Technology companies are developing mobile-based artificial intelligence chatbot applications that use evidence-based techniques, such as cognitive behavioral therapy (CBT), to provide early intervention to support mental health and emotional well-being challenges. Artificial intelligence (AI) text-based conversational applications delivered securely and privately over mobile devices have the ability to scale globally and offer contextual and always-available support. A recent real world data evaluation study, published in the open access journal JMIR mHealth & uHealth, that used an AI-based emotionally intelligent mobile chatbot app, Wysa, identified a significantly higher average improvement in symptoms of depression and a higher proportion of positive in-app experience among the more engaged users of the app as compared to the less engaged users.

On 15 June 2020, the Food and Drug Administration approved the first video game treatment, a game for children aged 8–12 with certain types of ADHD called EndeavorRx. It can be downloaded with a prescription onto a mobile device, and is intended for use in tandem with other treatments. Patients play it for 30 minutes a day, 5 days a week, over a month-long treatment plan.

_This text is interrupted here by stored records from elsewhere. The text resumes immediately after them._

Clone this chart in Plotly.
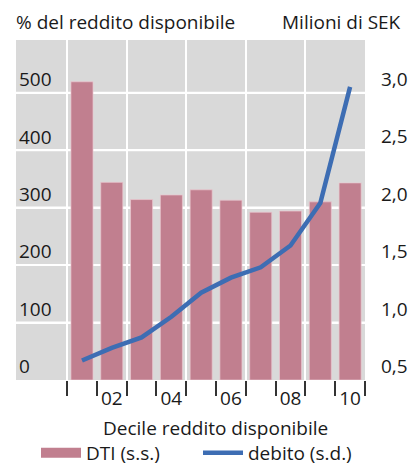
import plotly.graph_objects as go

deciles = [1, 2, 3, 4, 5, 6, 7, 8, 9, 10]
dti = [519, 344, 314, 322, 331, 313, 292, 294, 310, 343]
debito = [0.67, 0.78, 0.87, 1.05, 1.26, 1.39, 1.48, 1.67, 2.04, 3.05]
x_tickvals = [2, 4, 6, 8, 10]
x_ticktext = ["02", "04", "06", "08", "10"]
y_left_ticks = [0, 100, 200, 300, 400, 500]
y_right_ticks = [0.5, 1.0, 1.5, 2.0, 2.5, 3.0]
y_right_text = ["0,5", "1,0", "1,5", "2,0", "2,5", "3,0"]
grid_x = [0.5, 2.5, 4.5, 6.5, 8.5, 10.5]
mid_x = [1.5, 3.5, 5.5, 7.5, 9.5]

FONT = "Open Sans"
FS = 19
TXT = "#1a1a1a"
BAR_C = "#C17F8F"
LINE_C = "#3D6DB3"

W, H = 409, 466
L, R, T, B = 16, 44, 40, 86
pw = W - L - R
ph = H - T - B

def px_x(px):
    return (px - L) / pw

def px_y(py):
    return (H - B - py) / ph

fig = go.Figure()
fig.add_trace(go.Bar(
    x=deciles, y=dti, name="DTI (s.s.)", showlegend=False,
    marker=dict(color=BAR_C, line=dict(color="rgba(235,200,208,0.7)", width=1)),
    width=0.74, xaxis="x", yaxis="y",
))
fig.add_trace(go.Scatter(
    x=deciles, y=debito, name="debito (s.d.)", mode="lines", showlegend=False,
    line=dict(color=LINE_C, width=4.5), xaxis="x2", yaxis="y2",
))
# legend-only entries (draw nothing)
fig.add_trace(go.Scatter(x=[None], y=[None], name="DTI (s.s.)", mode="lines",
                         line=dict(color=BAR_C, width=15), xaxis="x", yaxis="y"))
fig.add_trace(go.Scatter(x=[None], y=[None], name="debito (s.d.)", mode="lines",
                         line=dict(color=LINE_C, width=4.5), xaxis="x", yaxis="y"))

# horizontal gridlines at the left-axis tick values (drawn beneath the traces)
for v in y_left_ticks[1:]:
    fig.add_shape(type="line", xref="paper", yref="y", x0=0, x1=1, y0=v, y1=v,
                  line=dict(color="white", width=2), layer="below")

xr = [-1.215, 10.5]
yr = [0, 591.7]
fig.update_layout(
    width=W, height=H,
    margin=dict(l=L, r=R, t=T, b=B, pad=0, autoexpand=False),
    paper_bgcolor="white", plot_bgcolor="#D9D9D9",
    font=dict(family=FONT, size=FS, color=TXT),
    showlegend=True,
    legend=dict(orientation="h", x=px_x(36), xanchor="left", y=px_y(453), yanchor="middle",
                font=dict(size=FS, family=FONT, color=TXT), itemwidth=40,
                entrywidth=107,
                bgcolor="rgba(0,0,0,0)", traceorder="normal", tracegroupgap=0),
    xaxis=dict(range=xr, tickvals=grid_x, showticklabels=False, showgrid=True,
               gridcolor="white", gridwidth=2,
               zeroline=False, showline=False, ticks="outside", ticklen=15, tickwidth=1.5,
               tickcolor="#333333", anchor="y",
               minor=dict(tickvals=mid_x, ticks="outside", ticklen=15, tickwidth=1.5,
                          tickcolor="#333333", showgrid=False)),
    xaxis2=dict(range=xr, overlaying="x", tickvals=x_tickvals, ticktext=x_ticktext,
                showgrid=False, ticks="", zeroline=False, showline=False,
                anchor="y2", side="bottom", ticklabelstandoff=5,
                tickfont=dict(size=FS, family=FONT, color=TXT)),
    yaxis=dict(range=yr, tickvals=y_left_ticks, showgrid=True,
               gridcolor="white", gridwidth=2, zeroline=False, showline=False, ticks="",
               ticklabelposition="inside top", anchor="x",
               tickfont=dict(size=FS, family=FONT, color=TXT)),
    yaxis2=dict(range=[0.5, 3.458], overlaying="y", side="right", anchor="x2",
                tickvals=y_right_ticks, ticktext=y_right_text, showgrid=False,
                zeroline=False, showline=False, ticks="", ticklabelposition="outside top",
                ticklabelstandoff=15, tickfont=dict(size=FS, family=FONT, color=TXT)),
    annotations=[
        dict(text="% del reddito disponibile", xref="paper", yref="paper",
             x=px_x(14), y=px_y(22), xanchor="left", yanchor="middle", showarrow=False,
             font=dict(size=FS, family=FONT, color=TXT)),
        dict(text="Milioni di SEK", xref="paper", yref="paper",
             x=px_x(403), y=px_y(22), xanchor="right", yanchor="middle", showarrow=False,
             font=dict(size=FS, family=FONT, color=TXT)),
        dict(text="Decile reddito disponibile", xref="paper", yref="paper",
             x=px_x(215), y=px_y(428), xanchor="center", yanchor="middle", showarrow=False,
             font=dict(size=FS, family=FONT, color=TXT)),
    ],
)

fig.write_html("out.html")
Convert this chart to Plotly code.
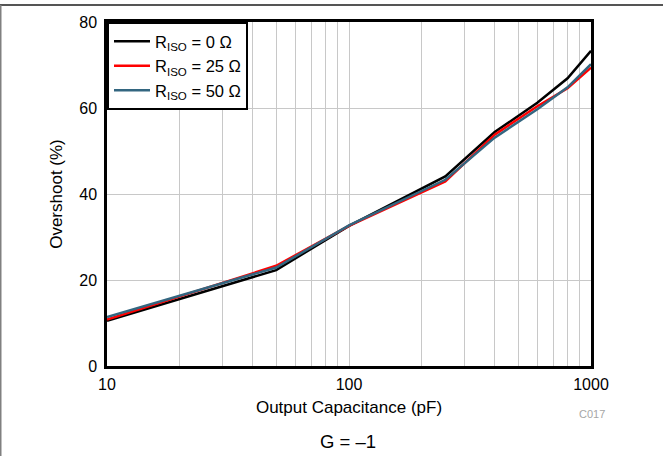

=== Technology and cognitive behavioral therapy ===

The development of mobile phone apps using cognitive behavioral therapy (CBT) has an increasing research area. Using the idea of cognitive behavioral therapy (CBT) apps, self-rated mental health (SRMH) situations can be implemented into these apps and used as information before seeing a professional. Recent research done with self-rated mental health (SRMH) involves survey research which is conducted by with a question that asks respondents to rate their overall mental or emotional health from poor to excellent. The research found with SRMH showed that 62% of people with a mental health problem rated themselves as having positive mental health. The respondents who rated their mental health as good when compared to those with poor mental health, had 30% lower odds of having a mental health problem at a follow-up. This research showcased that without treatment, people with a mental health problem did better if they perceived their mental health in a positive way by declaring a good overall mental or emotional health.

While studies have investigated the clinical efficacy of remote-, internet- and chatbot-based therapy, there are other factors, such as enjoyment and smoothness, that are important for evaluating therapy sessions. Research published in 2019 reported a comparative study of therapy sessions following the interaction of 10 participants with human therapists versus a chatbot (simulated using a Wizard of Oz protocol), finding evidence to suggest that when compared against a human therapist control, participants find chatbot-provided therapy less useful, less enjoyable, and their conversations less smooth (a key dimension of a positively-regarded therapy session).

A study suggests that combining cognitive behavioral therapy (CBT) with SlowMo, an app that helps people notice their "unhelpful fast-thinking" might be more effective for treating paranoia in people with psychosis than CBT alone.

== Effects and impact ==

=== Economic evaluations ===
From an economical perspective, digital interventions for mental health conditions seem to be cost-effective compared to no intervention or non-therapeutic responses such as monitoring. However, when compared to in-person therapy or medication their added value is currently uncertain.

== Ethical, legal and social issues ==
There is uncertainty around the ethical and legal implications of digital technologies in the mental health context, including the use of artificial intelligence, machine learning, deep learning, and other forms of automation. Ethical and legal issues tend to not be explicitly addressed in empirical studies on algorithmic and data-driven technologies in mental health initiatives. Concerns have been raised about the near-complete lack of involvement of mental health service users, the scant consideration of algorithmic accountability, and the potential for overmedicalization and techno-solutionism.